I turned back, and when I got the chance had another look at the guidebook to find out who the first ascenionist was. Ah - Richard McEligott of the London Mountaineering Club. I'm not saying Richard's small, but he probably gets turned away from some fairground rides when he takes the kids. Under Milk Wood is classic E0 to me - you can do it or you can't, and skill has nothing at all to do with it. Your stick-thin non-climbing noodle will do it; John Dunne will turn back.
It can work the other way too. In the essay in Extreme Rock about Elder Crack (E2 5b) at |Curbar (on the cover of the old guidebook), the writer asks Joe Brown - who did it first - what the grade should really be. "It was VS when we did it," snaps Brown. So it must be easier now, right?
Having been up it, I can say that it probably hasn't changed since Brown's day. It's a long struggle, where the principal skill required is having big legs or multiple layers of clothing on, followed by a brief technical move (it earns the 5b), followed by a slightly easier struggle. E2? Depends what sort of gear you have. With modern enormous SLCDs, it's safe as houses. But it's a fight.

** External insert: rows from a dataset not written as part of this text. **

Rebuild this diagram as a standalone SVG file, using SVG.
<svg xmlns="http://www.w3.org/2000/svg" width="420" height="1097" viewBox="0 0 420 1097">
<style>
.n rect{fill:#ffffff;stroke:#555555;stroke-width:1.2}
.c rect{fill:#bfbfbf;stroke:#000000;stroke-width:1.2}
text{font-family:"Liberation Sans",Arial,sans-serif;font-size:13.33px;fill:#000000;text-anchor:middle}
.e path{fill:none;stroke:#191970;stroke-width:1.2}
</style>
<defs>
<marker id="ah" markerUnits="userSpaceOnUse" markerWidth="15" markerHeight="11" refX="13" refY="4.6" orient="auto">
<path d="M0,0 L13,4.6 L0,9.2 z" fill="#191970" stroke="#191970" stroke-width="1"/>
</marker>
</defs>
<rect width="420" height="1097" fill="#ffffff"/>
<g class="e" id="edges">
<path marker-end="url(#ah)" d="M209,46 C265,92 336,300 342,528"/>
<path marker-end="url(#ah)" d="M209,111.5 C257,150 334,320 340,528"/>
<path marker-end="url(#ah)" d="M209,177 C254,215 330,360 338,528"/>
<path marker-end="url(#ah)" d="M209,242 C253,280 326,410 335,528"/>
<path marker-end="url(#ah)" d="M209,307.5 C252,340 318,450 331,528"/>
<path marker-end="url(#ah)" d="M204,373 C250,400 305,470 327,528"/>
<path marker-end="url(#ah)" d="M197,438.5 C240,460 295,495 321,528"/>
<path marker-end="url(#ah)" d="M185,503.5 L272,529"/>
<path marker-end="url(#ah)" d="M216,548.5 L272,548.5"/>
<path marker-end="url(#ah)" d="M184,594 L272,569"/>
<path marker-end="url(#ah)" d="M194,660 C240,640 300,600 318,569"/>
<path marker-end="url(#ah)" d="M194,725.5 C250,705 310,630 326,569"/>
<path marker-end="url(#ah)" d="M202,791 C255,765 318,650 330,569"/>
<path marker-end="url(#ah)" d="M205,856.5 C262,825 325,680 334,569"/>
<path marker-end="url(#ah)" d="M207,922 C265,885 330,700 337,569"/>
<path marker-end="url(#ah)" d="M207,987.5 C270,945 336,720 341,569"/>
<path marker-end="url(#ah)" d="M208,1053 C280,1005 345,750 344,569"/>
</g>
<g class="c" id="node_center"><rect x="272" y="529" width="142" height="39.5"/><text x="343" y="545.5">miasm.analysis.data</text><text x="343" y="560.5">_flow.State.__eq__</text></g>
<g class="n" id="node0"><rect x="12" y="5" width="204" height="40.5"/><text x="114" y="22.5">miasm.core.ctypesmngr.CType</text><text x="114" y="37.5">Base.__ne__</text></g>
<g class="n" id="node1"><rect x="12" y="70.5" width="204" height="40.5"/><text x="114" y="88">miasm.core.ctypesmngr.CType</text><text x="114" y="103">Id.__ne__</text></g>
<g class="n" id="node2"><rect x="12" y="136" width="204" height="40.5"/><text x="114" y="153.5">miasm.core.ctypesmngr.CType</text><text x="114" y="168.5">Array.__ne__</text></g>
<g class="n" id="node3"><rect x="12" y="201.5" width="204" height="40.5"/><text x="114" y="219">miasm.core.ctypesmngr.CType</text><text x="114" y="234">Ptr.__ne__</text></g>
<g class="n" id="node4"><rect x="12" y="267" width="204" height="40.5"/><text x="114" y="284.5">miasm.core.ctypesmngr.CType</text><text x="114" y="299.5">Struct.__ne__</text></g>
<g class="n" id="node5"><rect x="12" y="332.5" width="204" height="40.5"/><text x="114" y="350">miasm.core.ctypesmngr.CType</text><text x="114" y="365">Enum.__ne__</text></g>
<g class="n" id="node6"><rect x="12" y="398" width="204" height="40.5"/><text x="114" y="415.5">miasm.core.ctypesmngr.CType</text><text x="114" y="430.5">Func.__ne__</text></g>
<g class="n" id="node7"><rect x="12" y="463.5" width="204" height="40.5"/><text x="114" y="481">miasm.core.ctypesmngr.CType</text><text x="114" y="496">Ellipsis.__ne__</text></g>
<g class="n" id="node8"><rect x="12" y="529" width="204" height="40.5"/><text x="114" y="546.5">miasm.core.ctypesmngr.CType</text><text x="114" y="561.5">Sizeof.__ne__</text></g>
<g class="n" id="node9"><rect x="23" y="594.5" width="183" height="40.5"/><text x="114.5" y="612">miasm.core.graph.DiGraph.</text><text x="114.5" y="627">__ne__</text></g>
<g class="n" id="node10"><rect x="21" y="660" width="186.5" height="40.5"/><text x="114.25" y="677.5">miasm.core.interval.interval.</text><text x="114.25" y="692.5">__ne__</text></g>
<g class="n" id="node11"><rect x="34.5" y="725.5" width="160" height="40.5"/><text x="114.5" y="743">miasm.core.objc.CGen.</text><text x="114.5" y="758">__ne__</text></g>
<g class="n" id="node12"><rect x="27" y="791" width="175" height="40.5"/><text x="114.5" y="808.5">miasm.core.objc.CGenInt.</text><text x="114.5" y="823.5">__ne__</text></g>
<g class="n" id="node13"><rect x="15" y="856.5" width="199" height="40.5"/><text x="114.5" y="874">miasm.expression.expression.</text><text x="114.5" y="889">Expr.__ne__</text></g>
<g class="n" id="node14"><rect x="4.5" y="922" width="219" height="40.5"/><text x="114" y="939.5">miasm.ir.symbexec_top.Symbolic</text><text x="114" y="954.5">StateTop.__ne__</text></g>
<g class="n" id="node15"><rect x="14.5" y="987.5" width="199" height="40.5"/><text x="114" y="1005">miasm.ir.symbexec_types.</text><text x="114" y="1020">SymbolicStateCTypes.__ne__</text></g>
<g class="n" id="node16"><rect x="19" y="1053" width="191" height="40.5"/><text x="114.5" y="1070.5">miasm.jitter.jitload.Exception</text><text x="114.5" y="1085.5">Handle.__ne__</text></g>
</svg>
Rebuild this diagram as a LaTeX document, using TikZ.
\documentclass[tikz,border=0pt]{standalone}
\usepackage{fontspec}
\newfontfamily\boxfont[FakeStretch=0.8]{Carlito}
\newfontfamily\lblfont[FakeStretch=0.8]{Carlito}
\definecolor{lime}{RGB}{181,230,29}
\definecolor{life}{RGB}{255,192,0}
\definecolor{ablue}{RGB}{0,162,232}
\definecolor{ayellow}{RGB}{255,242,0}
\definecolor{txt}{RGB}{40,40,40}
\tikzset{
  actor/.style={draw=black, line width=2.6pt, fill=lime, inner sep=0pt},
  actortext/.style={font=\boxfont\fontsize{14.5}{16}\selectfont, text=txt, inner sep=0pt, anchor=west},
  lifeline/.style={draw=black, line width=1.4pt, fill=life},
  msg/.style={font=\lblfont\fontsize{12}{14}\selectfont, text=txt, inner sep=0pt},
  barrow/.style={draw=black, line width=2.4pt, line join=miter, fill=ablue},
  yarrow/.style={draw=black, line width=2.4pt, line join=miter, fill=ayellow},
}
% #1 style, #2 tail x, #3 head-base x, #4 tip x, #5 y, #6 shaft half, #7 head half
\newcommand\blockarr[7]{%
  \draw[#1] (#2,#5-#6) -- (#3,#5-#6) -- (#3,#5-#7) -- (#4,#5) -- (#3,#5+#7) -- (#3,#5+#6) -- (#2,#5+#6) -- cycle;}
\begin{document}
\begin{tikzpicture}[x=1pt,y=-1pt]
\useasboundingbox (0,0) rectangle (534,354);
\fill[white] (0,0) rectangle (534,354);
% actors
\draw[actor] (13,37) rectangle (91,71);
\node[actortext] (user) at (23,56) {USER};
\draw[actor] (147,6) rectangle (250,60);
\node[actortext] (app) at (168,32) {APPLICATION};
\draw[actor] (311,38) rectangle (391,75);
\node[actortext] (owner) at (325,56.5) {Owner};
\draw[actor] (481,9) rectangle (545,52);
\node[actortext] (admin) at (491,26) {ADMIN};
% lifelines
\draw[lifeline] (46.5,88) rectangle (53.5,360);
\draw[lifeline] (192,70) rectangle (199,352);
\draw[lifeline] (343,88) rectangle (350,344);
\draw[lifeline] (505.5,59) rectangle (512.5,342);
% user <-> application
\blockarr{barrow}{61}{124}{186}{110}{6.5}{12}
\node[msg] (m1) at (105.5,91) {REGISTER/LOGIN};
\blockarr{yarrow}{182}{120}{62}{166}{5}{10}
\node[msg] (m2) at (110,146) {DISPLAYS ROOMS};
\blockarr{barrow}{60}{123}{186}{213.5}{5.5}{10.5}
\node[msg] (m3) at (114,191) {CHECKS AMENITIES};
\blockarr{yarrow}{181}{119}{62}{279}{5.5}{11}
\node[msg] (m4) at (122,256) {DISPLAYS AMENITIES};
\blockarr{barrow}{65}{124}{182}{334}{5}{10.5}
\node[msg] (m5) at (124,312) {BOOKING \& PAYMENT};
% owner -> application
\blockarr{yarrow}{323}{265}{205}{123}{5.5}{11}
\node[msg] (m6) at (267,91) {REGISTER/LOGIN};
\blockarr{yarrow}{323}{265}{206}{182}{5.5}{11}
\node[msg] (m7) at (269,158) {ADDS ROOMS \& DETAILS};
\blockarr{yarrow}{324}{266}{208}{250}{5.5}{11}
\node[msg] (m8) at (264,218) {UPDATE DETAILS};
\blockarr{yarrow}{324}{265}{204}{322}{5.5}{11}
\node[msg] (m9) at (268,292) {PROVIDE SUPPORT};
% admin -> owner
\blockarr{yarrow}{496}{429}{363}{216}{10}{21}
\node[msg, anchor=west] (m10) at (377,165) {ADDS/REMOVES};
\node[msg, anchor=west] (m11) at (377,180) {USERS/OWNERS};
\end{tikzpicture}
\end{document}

Do you see a pattern emerging here? It's not about the "grade". It's just about the fight. It's "E for Effort", but 0 for technical anything. It's like an ice dancer falling on their arse. I haven't done Preposterous Tales at (more like "in") Bosherston Head at Pembroke, but the description of this HVS 5a sounds like an utter E0 to me.
Why E0? Because it's a grade descriptive of something that lies outside climbing. I think it's rather like HXS, which carries echoes of the wartime UXB - unexploded bomb - for routes whose existence is doubtful, especially if you get on them. With E0s, you know you're getting on something where your usual wall-honed skills may well be mostly useless.
So that's my case. Some routes just defy our attempts to grade them. We might as well accept the fact, and give our system a kink. If nothing else, it'll help to confuse the tourists. Not that we exactly lag in that department..
Some E0 routes for your delectation:
Route | Crag | Present grade |
Grey Slab | Froggatt | Severe |
Verandah Buttress | Stanage Popular | Hard V Diff 5b |
Elder Crack | Curbar Edge | E2 5b |
Under Milk Wood | Three Cliffs Bay | VS 4b |
Preposterous Tales (?) | Bosherston Head, Pembroke | HVS 5a |
OK, so it isn't nearly as many as Fiend suggests. But then again, we are talking about exceptional routes that defy normal grading. Perhaps Cave Wall (presently E3) at Froggatt should be on it? I don't know, I haven't done it. But I'm sure you'll be able to think easily of routes that merit this most perverse of all grades.